Abstract

Previous studies have found that Retrieval-Induced Forgetting (RIF) affects motor-sequence learning on the keyboard, but no studies have examined whether practicing with a different effector induces forgetting. This experiment examined whether left-hand practice causes competition and induces forgetting of other right-hand learned, but unpracticed keyboard sequences using mouse sequences as memory baseline. This experiment used two primary ways through which right hand movements can be translated onto left hands, transpositional translation (same visual representations but different fingers) and mirrored translation (same fingers but reversed visual representations) of right-hand sequences on left hand to examine whether they induced forgetting differently.

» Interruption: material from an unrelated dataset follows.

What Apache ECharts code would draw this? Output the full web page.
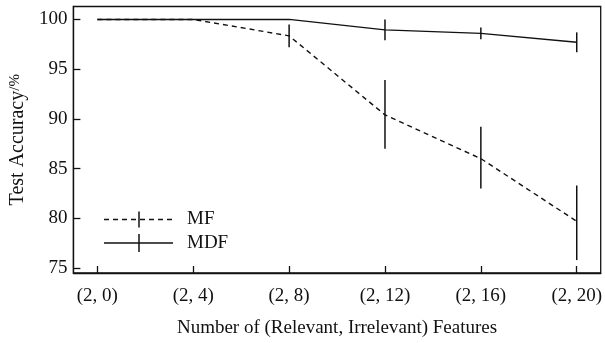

RIF appeared in all three between-subject groups such that the overall recall accuracy for practiced keyboard sequences (Rp+) was higher than that of the unpracticed sequences, and the recall accuracy for unpracticed keyboard sequences (Rp-) was lower than that of the unpracticed mouse sequences (Nrp). However, RIF did not vary across groups: right hand, left-hand transposition, and left-hand mirror practice all induced forgetting with no interaction with sequence types. The present findings are consistent with an abstract representation of sequential finger movements that can be translated across hands such that retrieval-practice on a different hand could induce forgetting of motor sequences originally learned on the other.